Banks in Nigeria drastically reduced their borrowings from the Central Bank of Nigeria (CBN) in April 2025, signalling a notable improvement in liquidity across the financial system.
Data from the CBN reveals that banks’ use of the apex bank’s Standing Lending Facility (SLF) plummeted by 97.6% month-on-month, falling sharply to ₦380 billion in April from ₦16.5 trillion in March.
This significant drop suggests that commercial banks had less need to rely on emergency short-term funding, pointing to stronger liquidity conditions in the banking sector.
A broader analysis of the trend shows that despite the April decline, banks borrowed a total of ₦50.46 trillion from the CBN in the first quarter of 2025 (Q1’25), which represents a 161.5% increase compared to ₦31.25 trillion in the same period of 2024 (Q1’24).
CBN’s Lending and Deposit Framework
The CBN operates two short-term lending windows to support banks in managing temporary liquidity shortages:
- Standing Lending Facility (SLF): Banks borrow from the CBN at an interest rate of 500 basis points above the Monetary Policy Rate (MPR).

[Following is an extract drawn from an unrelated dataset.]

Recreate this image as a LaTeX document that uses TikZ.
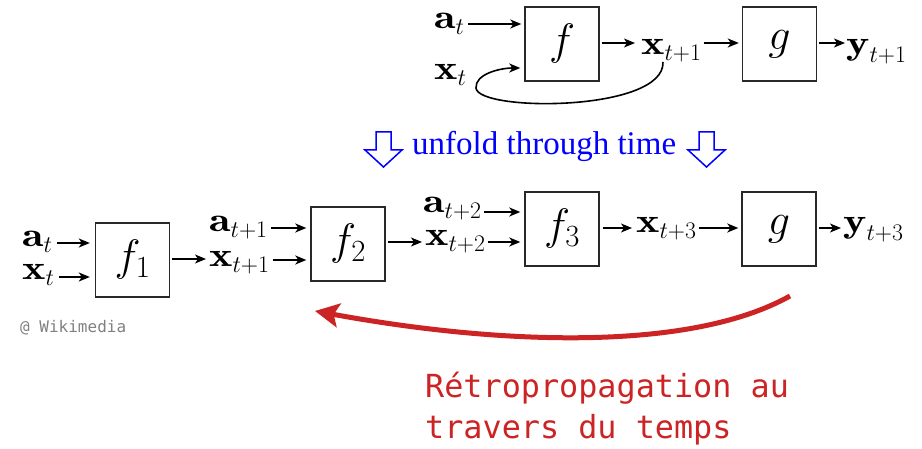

- Repurchase Agreement (Repo): The CBN buys securities from banks with a commitment to resell them at a future date and higher price.
Conversely, the CBN allows banks to deposit excess liquidity through the Standing Deposit Facility (SDF), which pays an interest rate of MPR minus 100 basis points.
Banks Parking More Cash at CBN
As lending through the SLF fell, deposits via the SDF rose modestly by 3.08% month-on-month, hitting ₦16.7 trillion in April, up from ₦16.2 trillion in March.
This reflects a continuation of the strong growth observed in the first quarter, when SDF deposits skyrocketed 957% year-on-year, reaching ₦19.2 trillion in Q1’25, compared to ₦1.82 trillion in Q1’24.
Analysts say the strong patronage of the SDF underscores improved liquidity in the interbank market, likely driven by slower loan demand, increased system inflows, or more cautious risk management by banks.
The CBN last year introduced a single-tier remuneration structure for the SDF. Under this system, all deposits are remunerated at MPR minus 100 basis points, currently 26.5%, given the prevailing MPR of 27.5%.